Me at the north gate of Invalidensiedlung Frohnau, mid-peanut butter sandwich. The Berlin grot layered and ablated and re-layered like sediment in cycles of wet and dry. Took fucking hours to clean.
The farthest northern point of the Berlin Wall, the site of Invalidensiedlung Frohnau. Whether coming from the west via the Stolpe fields or east via the cobblestone tracks of Waldgelände Frohnau (and the delightfully named Jägersteig), arriving amidst the brown brick houses and tree-lined streets, like a quiet town is a calming moment and one of those uniquely Berlin creep-outs.
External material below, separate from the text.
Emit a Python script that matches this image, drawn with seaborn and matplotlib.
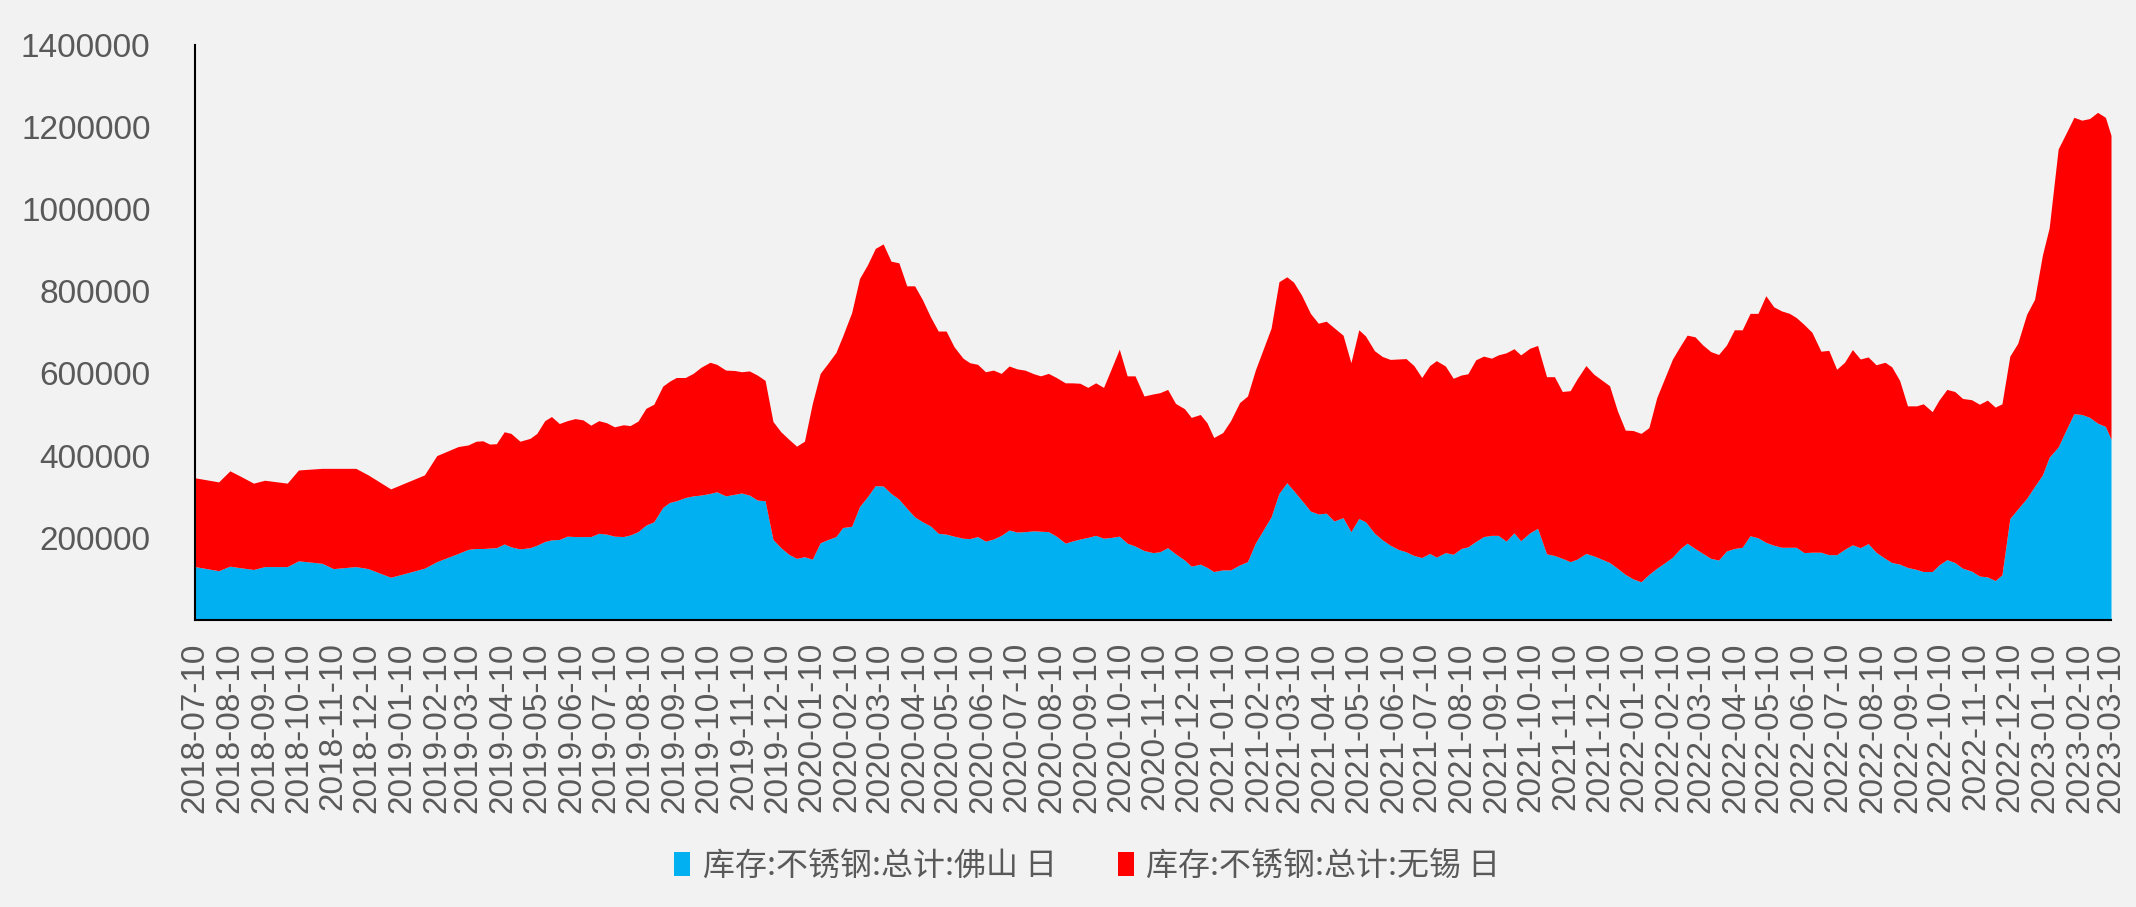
import pandas as pd
import matplotlib
matplotlib.use("Agg")
import matplotlib.pyplot as plt
import matplotlib.dates as mdates
from matplotlib.patches import Patch
import seaborn as sns

dates = [
    "2018-07-10", "2018-07-31", "2018-08-10", "2018-08-20", "2018-08-31", "2018-09-10",
    "2018-09-30", "2018-10-10", "2018-10-31", "2018-11-10", "2018-11-30", "2018-12-11",
    "2018-12-31", "2019-01-30", "2019-02-10", "2019-03-01", "2019-03-10", "2019-03-17",
    "2019-03-23", "2019-03-29", "2019-04-04", "2019-04-11", "2019-04-17", "2019-04-25",
    "2019-05-04", "2019-05-10", "2019-05-17", "2019-05-23", "2019-05-30", "2019-06-06",
    "2019-06-13", "2019-06-20", "2019-06-27", "2019-07-04", "2019-07-11", "2019-07-18",
    "2019-07-26", "2019-08-01", "2019-08-08", "2019-08-15", "2019-08-22", "2019-08-30",
    "2019-09-05", "2019-09-11", "2019-09-19", "2019-09-26", "2019-10-03", "2019-10-11",
    "2019-10-17", "2019-10-25", "2019-11-02", "2019-11-08", "2019-11-15", "2019-11-22",
    "2019-11-29", "2019-12-06", "2019-12-13", "2019-12-20", "2019-12-27", "2020-01-03",
    "2020-01-10", "2020-01-17", "2020-01-24", "2020-01-31", "2020-02-06", "2020-02-14",
    "2020-02-21", "2020-02-28", "2020-03-06", "2020-03-13", "2020-03-20", "2020-03-27",
    "2020-04-03", "2020-04-10", "2020-04-17", "2020-04-24", "2020-05-01", "2020-05-08",
    "2020-05-15", "2020-05-23", "2020-05-29", "2020-06-05", "2020-06-12", "2020-06-19",
    "2020-06-26", "2020-07-03", "2020-07-10", "2020-07-17", "2020-07-25", "2020-07-31",
    "2020-08-07", "2020-08-14", "2020-08-22", "2020-08-28", "2020-09-04", "2020-09-11",
    "2020-09-18", "2020-09-25", "2020-10-02", "2020-10-09", "2020-10-16", "2020-10-23",
    "2020-10-31", "2020-11-08", "2020-11-14", "2020-11-21", "2020-11-28", "2020-12-06",
    "2020-12-12", "2020-12-20", "2020-12-26", "2021-01-01", "2021-01-09", "2021-01-16",
    "2021-01-24", "2021-01-31", "2021-02-07", "2021-02-14", "2021-02-21", "2021-02-28",
    "2021-03-07", "2021-03-13", "2021-03-20", "2021-03-28", "2021-04-04", "2021-04-11",
    "2021-04-18", "2021-04-26", "2021-05-03", "2021-05-10", "2021-05-16", "2021-05-24",
    "2021-05-31", "2021-06-07", "2021-06-14", "2021-06-21", "2021-06-28", "2021-07-05",
    "2021-07-12", "2021-07-18", "2021-07-26", "2021-08-02", "2021-08-09", "2021-08-15",
    "2021-08-22", "2021-08-29", "2021-09-05", "2021-09-11", "2021-09-18", "2021-09-25",
    "2021-10-01", "2021-10-09", "2021-10-16", "2021-10-24", "2021-10-31", "2021-11-07",
    "2021-11-14", "2021-11-20", "2021-11-28", "2021-12-05", "2021-12-12", "2021-12-19",
    "2021-12-26", "2022-01-02", "2022-01-09", "2022-01-16", "2022-01-23", "2022-01-30",
    "2022-02-06", "2022-02-13", "2022-02-20", "2022-02-26", "2022-03-05", "2022-03-12",
    "2022-03-19", "2022-03-26", "2022-04-02", "2022-04-09", "2022-04-16", "2022-04-23",
    "2022-04-30", "2022-05-07", "2022-05-14", "2022-05-21", "2022-05-28", "2022-06-03",
    "2022-06-10", "2022-06-17", "2022-06-25", "2022-07-02", "2022-07-09", "2022-07-16",
    "2022-07-23", "2022-07-30", "2022-08-06", "2022-08-13", "2022-08-21", "2022-08-27",
    "2022-09-03", "2022-09-10", "2022-09-18", "2022-09-24", "2022-10-02", "2022-10-08",
    "2022-10-15", "2022-10-22", "2022-10-29", "2022-11-06", "2022-11-13", "2022-11-20",
    "2022-11-27", "2022-12-03", "2022-12-10", "2022-12-17", "2022-12-25", "2023-01-01",
    "2023-01-08", "2023-01-14", "2023-01-22", "2023-01-29", "2023-02-05", "2023-02-12",
    "2023-02-19", "2023-02-26", "2023-03-05", "2023-03-10",
]

foshan = [
    130000, 120000, 131000, 127000, 123000, 130000, 130000, 144000, 138000, 125000, 130000, 125000,
    104000, 126000, 142000, 162000, 172000, 174000, 174000, 175000, 176000, 185000, 178000, 173000,
    176000, 182000, 191000, 195000, 196000, 204000, 203000, 203000, 203000, 211000, 209000, 204000,
    203000, 207000, 215000, 231000, 239000, 274000, 286000, 290000, 298000, 302000, 304000, 308000,
    312000, 302000, 306000, 309000, 304000, 292000, 290000, 196000, 176000, 160000, 150000, 154000,
    148000, 188000, 196000, 203000, 225000, 228000, 276000, 300000, 327000, 326000, 308000, 294000,
    272000, 251000, 239000, 229000, 211000, 209000, 204000, 199000, 198000, 203000, 192000, 197000,
    206000, 219000, 214000, 215000, 217000, 216000, 215000, 204000, 187000, 192000, 197000, 201000,
    206000, 199000, 201000, 204000, 187000, 180000, 169000, 164000, 166000, 176000, 161000, 146000,
    131000, 136000, 128000, 118000, 122000, 122000, 134000, 142000, 187000, 219000, 251000, 308000,
    334000, 315000, 292000, 265000, 258000, 260000, 241000, 249000, 215000, 247000, 239000, 211000,
    195000, 182000, 172000, 166000, 157000, 152000, 162000, 153000, 164000, 160000, 174000, 178000,
    191000, 203000, 206000, 206000, 192000, 212000, 193000, 212000, 223000, 161000, 157000, 150000,
    142000, 148000, 162000, 156000, 148000, 140000, 126000, 111000, 100000, 93000, 111000, 126000,
    139000, 153000, 174000, 187000, 174000, 162000, 150000, 146000, 168000, 174000, 177000, 205000,
    200000, 189000, 182000, 177000, 177000, 177000, 164000, 165000, 165000, 159000, 159000, 172000,
    183000, 176000, 186000, 165000, 150000, 140000, 136000, 128000, 123000, 118000, 118000, 134000,
    147000, 140000, 126000, 119000, 107000, 105000, 96000, 110000, 247000, 270000, 296000, 325000,
    353000, 396000, 421000, 462000, 502000, 500000, 493000, 479000, 471000, 440000,
]

wuxi = [
    216000, 216000, 232000, 222000, 210000, 210000, 203000, 221000, 231000, 244000, 239000, 228000,
    215000, 227000, 258000, 260000, 254000, 261000, 262000, 253000, 253000, 273000, 276000, 262000,
    266000, 272000, 294000, 300000, 282000, 281000, 287000, 284000, 271000, 274000, 271000, 266000,
    272000, 266000, 269000, 284000, 286000, 295000, 295000, 300000, 292000, 298000, 311000, 319000,
    310000, 306000, 301000, 295000, 302000, 304000, 293000, 287000, 282000, 280000, 273000, 281000,
    379000, 412000, 429000, 448000, 466000, 520000, 555000, 564000, 577000, 589000, 565000, 575000,
    541000, 562000, 540000, 509000, 492000, 494000, 461000, 438000, 428000, 419000, 412000, 411000,
    394000, 399000, 397000, 393000, 382000, 378000, 385000, 386000, 390000, 385000, 379000, 365000,
    371000, 367000, 411000, 455000, 407000, 414000, 376000, 386000, 387000, 385000, 366000, 368000,
    362000, 364000, 352000, 326000, 334000, 363000, 395000, 403000, 421000, 440000, 459000, 515000,
    501000, 507000, 499000, 481000, 464000, 467000, 470000, 444000, 411000, 459000, 452000, 444000,
    446000, 452000, 463000, 470000, 462000, 438000, 457000, 478000, 454000, 428000, 422000, 421000,
    442000, 439000, 431000, 439000, 458000, 448000, 452000, 449000, 445000, 431000, 435000, 406000,
    416000, 438000, 457000, 442000, 436000, 430000, 383000, 351000, 361000, 361000, 357000, 415000,
    449000, 482000, 493000, 506000, 515000, 507000, 503000, 500000, 501000, 532000, 529000, 541000,
    546000, 600000, 580000, 575000, 569000, 559000, 555000, 535000, 489000, 497000, 451000, 455000,
    475000, 459000, 454000, 456000, 477000, 476000, 447000, 393000, 398000, 408000, 389000, 401000,
    414000, 416000, 413000, 417000, 418000, 430000, 422000, 416000, 395000, 403000, 448000, 455000,
    535000, 558000, 725000, 722000, 721000, 716000, 727000, 756000, 752000, 739000,
]

series_names = ["库存:不锈钢:总计:佛山 日", "库存:不锈钢:总计:无锡 日"]
series_colors = ["#00B0F0", "#FF0000"]
y_ticks = [200000, 400000, 600000, 800000, 1000000, 1200000, 1400000]

df = pd.DataFrame({"date": pd.to_datetime(dates), "foshan": foshan, "wuxi": wuxi})

sns.set_theme(style="white")
plt.rcParams["font.family"] = ["Liberation Sans", "Noto Sans CJK SC", "DejaVu Sans"]

bg = "#f2f2f2"
fig = plt.figure(figsize=(21.36, 9.07), dpi=100, facecolor=bg)
ax = fig.add_axes([0.0913, 0.3164, 0.8970, 0.6345])
ax.set_facecolor(bg)

ax.stackplot(df["date"], df["foshan"], df["wuxi"], colors=series_colors, linewidth=0)

ax.set_xlim(pd.Timestamp("2018-07-10"), pd.Timestamp("2023-03-10"))
ax.set_ylim(0, 1400000)
ax.set_yticks(y_ticks)
ax.set_yticklabels([str(v) for v in y_ticks])

ax.xaxis.set_major_locator(mdates.MonthLocator(bymonthday=10))
ax.xaxis.set_major_formatter(mdates.DateFormatter("%Y-%m-%d"))
ax.tick_params(axis="x", direction="in", length=8, width=1.5, color="black",
               labelsize=24, labelcolor="#595959", pad=16, labelrotation=90)
ax.tick_params(axis="y", direction="in", length=8, width=1.5, color="black",
               labelsize=24, labelcolor="#595959", pad=32)
for lab in ax.get_xticklabels():
    lab.set_verticalalignment("top")

sns.despine(ax=ax)
for side in ["left", "bottom"]:
    ax.spines[side].set_color("black")
    ax.spines[side].set_linewidth(1.5)
ax.grid(False)

handles = [Patch(facecolor=c, edgecolor="none") for c in series_colors]
fig.legend(handles, series_names, loc="center", bbox_to_anchor=(0.509, 1 - 866 / 907),
           ncol=2, frameon=False, handlelength=0.5, handleheight=0.8,
           handletextpad=0.4, columnspacing=1.9,
           prop={"family": ["Noto Sans CJK SC", "DejaVu Sans"], "size": 23})
for t in fig.legends[0].get_texts():
    t.set_color("#595959")

fig.savefig("out.png", dpi=100, facecolor=bg)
The north gate has these parallel troughs rutted into the concrete, which confused me the first time I rode through, then realised they look like the gouges of metal tank tracks.
Bike looking all sexy on the bridge. We have good times together.
I rode the Berliner Mauerweg yesterday, October 3rd, also Tag der Deutschen Einheit. A non-day and the 30th anniversary. The wall opened November 9th, which should be the national holiday, except it’s also Kristallnacht, when the Nazis burned Synagogues and carried out pogroms in Germany against Jews. Germany often finds itself in a double bind like this, and often fails to resolve it.
My ride, the second full circuit of the Mauerweg was something of a personal celebration, a gift to myself, 16 weeks since surgery, as well as seeing physically (and all the rest) where I’m at after that. A need to know where I am in myself. And I live in this city, with this history, write about the place, so it seemed a good day to spend thinking about and moving through all this, all the people. The weather eased a little after the last days of constant rain, but still, 170km of wet, rainy, cold, windy of the mostly headwind type, muddy, dirty, actually quite grim and challenging, and very much at my physical and emotional limits. Mentally I seemed to be blasé, other than concerned with how close physically I was to the edge for the latter half. This, and writing apparently are my art-ing right now.
Here’s Bike, in her / their element, propped up on the bridge at Kontrollpunkt Dreilinden, another of my favourite parts of the Mauerweg, 3 kilometres of — once again — sand track through forest where the old Autobahn ran stopping dead on the south end of the bridge in a tank trap, to continue via Albrechts Teerofen along the canal like being far out in the countryside. Last time I was here was with Gala back in March, making a short film.